» Aim
No pictures go into the copy. Write out exactly the lines below from the one containing "What matplotlib code" through the one containing "from matplotlib.ticker import".

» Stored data
══════════
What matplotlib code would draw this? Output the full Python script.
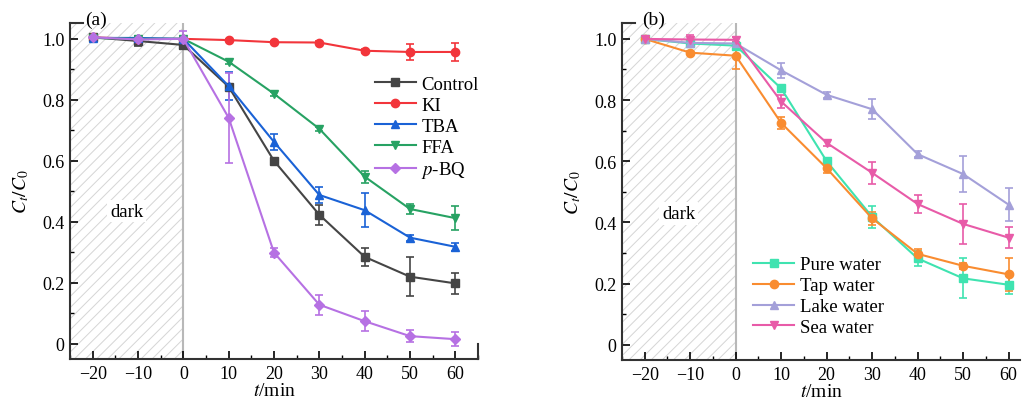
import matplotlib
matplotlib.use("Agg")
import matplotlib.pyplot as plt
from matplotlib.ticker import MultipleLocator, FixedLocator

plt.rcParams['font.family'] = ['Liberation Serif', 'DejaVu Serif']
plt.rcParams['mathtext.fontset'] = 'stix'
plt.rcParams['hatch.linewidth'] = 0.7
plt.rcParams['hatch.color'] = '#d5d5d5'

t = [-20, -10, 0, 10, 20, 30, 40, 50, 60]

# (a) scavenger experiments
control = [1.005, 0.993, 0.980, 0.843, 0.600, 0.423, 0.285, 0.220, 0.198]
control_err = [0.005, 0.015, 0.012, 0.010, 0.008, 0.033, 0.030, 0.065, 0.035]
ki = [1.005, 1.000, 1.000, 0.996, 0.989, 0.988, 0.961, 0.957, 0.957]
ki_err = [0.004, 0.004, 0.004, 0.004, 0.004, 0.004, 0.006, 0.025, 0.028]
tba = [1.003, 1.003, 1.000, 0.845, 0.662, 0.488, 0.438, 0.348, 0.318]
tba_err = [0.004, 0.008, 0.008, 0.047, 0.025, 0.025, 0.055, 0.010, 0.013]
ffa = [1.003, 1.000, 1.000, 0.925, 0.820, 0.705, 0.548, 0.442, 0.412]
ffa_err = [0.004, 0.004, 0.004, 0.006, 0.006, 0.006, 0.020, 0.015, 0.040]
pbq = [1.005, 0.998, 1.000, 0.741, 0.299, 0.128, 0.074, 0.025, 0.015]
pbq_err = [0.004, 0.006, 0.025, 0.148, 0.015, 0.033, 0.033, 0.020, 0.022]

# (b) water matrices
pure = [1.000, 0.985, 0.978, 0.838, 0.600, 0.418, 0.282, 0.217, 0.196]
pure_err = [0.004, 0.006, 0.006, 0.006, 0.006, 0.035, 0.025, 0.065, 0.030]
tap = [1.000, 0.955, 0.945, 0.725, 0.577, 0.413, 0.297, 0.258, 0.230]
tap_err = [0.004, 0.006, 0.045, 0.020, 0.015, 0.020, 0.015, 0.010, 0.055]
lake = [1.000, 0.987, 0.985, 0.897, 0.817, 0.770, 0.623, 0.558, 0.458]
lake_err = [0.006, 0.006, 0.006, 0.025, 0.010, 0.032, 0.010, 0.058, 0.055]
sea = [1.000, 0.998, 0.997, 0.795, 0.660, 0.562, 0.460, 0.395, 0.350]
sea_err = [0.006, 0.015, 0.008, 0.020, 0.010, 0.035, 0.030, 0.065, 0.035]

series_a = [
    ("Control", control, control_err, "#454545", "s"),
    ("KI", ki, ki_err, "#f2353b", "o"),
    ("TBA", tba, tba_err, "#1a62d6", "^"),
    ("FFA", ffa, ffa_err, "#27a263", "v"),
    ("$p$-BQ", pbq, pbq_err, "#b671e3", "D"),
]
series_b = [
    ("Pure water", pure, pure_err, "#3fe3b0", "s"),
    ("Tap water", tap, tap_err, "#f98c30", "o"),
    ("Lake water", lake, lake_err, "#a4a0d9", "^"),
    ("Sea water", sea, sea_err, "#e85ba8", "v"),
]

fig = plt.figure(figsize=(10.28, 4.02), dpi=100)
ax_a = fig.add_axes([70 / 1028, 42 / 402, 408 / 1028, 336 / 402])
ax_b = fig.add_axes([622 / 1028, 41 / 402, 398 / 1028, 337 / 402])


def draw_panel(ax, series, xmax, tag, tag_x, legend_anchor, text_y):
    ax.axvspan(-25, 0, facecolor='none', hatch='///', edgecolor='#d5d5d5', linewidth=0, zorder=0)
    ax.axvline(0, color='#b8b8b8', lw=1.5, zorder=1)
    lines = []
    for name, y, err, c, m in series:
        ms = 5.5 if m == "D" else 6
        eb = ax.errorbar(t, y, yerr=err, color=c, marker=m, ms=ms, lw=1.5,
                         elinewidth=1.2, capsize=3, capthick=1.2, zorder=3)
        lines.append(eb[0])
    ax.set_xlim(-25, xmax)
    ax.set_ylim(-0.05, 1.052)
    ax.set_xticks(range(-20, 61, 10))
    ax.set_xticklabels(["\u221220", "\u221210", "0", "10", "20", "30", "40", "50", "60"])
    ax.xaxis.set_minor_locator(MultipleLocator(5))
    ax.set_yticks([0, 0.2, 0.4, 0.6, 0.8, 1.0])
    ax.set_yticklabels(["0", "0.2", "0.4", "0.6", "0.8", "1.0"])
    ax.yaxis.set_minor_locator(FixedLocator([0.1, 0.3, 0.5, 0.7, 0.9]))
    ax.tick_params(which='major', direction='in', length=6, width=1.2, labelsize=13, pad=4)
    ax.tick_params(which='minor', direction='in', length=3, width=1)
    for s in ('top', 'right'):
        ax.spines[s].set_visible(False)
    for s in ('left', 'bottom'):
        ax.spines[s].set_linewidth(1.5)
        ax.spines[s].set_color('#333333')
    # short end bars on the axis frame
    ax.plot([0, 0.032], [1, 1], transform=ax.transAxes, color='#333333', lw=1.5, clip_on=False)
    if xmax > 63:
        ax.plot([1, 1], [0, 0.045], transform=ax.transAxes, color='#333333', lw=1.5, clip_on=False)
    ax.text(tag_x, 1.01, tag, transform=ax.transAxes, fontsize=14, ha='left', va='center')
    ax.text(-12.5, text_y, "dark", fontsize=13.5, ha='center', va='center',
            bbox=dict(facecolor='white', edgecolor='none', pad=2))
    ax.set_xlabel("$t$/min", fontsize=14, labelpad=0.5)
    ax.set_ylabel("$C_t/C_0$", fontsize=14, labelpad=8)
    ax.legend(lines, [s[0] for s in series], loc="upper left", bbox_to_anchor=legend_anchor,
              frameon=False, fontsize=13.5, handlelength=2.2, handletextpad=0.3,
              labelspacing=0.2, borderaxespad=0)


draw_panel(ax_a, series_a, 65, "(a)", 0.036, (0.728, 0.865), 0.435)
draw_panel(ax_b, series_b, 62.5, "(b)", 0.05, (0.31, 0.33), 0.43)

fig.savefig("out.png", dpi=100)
══════════
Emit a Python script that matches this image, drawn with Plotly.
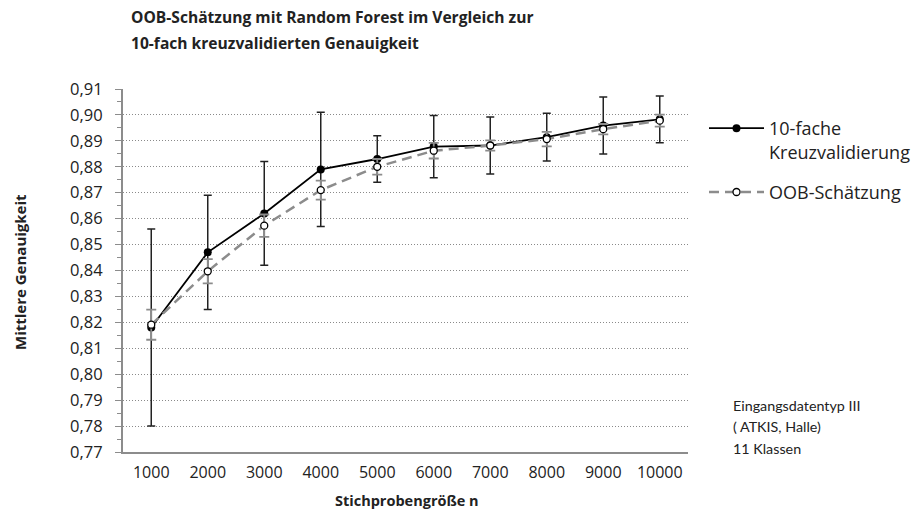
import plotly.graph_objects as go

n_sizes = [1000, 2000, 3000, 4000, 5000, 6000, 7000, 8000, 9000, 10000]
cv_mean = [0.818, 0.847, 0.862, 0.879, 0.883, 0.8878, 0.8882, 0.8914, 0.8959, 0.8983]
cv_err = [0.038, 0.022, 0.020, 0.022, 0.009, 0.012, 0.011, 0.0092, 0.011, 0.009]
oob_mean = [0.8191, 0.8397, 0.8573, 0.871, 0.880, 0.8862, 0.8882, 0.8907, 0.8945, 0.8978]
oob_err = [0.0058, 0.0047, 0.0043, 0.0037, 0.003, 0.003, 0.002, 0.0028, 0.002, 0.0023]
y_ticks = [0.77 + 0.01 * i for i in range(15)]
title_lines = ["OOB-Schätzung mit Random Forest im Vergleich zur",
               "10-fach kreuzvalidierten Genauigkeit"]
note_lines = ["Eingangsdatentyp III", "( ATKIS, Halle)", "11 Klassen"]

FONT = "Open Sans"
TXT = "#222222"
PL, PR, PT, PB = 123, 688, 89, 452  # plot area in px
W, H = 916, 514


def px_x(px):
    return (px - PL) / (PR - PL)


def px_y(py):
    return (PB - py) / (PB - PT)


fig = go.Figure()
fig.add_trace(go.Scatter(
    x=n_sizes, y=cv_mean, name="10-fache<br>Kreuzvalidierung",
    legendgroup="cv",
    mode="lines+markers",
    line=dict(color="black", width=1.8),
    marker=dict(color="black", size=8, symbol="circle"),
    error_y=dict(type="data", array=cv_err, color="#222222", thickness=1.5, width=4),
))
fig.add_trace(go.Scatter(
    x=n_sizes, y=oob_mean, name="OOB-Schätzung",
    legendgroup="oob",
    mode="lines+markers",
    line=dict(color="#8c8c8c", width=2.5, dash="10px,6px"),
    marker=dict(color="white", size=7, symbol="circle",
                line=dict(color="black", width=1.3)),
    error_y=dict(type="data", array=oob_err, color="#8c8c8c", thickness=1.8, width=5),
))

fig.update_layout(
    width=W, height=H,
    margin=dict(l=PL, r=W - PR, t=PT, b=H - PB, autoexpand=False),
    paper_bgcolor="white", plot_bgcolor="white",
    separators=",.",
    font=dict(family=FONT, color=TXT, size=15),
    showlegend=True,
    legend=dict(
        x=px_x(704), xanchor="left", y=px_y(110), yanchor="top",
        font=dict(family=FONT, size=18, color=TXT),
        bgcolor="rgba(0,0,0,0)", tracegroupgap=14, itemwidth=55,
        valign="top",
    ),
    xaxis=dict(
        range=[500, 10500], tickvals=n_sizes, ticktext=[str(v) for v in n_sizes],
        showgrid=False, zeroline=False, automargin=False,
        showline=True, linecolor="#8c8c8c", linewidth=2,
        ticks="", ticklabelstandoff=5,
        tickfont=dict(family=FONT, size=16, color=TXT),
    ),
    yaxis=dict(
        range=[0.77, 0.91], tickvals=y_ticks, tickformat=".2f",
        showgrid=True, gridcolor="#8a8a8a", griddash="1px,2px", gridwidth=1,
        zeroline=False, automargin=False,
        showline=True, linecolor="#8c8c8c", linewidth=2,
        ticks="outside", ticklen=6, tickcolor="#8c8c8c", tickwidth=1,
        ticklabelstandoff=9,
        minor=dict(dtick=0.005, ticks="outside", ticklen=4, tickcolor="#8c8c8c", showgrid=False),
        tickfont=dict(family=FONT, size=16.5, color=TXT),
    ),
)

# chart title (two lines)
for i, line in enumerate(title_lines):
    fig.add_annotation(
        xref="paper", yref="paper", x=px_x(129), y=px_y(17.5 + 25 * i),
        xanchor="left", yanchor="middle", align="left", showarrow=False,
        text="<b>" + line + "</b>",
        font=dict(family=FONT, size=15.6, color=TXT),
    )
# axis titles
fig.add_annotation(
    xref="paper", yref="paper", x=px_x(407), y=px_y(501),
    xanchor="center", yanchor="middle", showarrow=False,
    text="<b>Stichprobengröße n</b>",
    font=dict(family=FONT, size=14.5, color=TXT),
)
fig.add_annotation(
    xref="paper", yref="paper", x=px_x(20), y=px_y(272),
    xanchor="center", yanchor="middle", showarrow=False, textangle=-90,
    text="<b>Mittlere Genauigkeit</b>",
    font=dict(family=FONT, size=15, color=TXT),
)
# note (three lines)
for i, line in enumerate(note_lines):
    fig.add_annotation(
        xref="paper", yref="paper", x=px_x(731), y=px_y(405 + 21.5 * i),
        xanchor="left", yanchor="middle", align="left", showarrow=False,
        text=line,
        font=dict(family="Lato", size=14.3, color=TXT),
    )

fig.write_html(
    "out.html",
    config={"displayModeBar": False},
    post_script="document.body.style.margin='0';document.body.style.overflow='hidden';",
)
══════════
» Task output
What matplotlib code would draw this? Output the full Python script.
import matplotlib
matplotlib.use("Agg")
import matplotlib.pyplot as plt
from matplotlib.ticker import MultipleLocator, FixedLocator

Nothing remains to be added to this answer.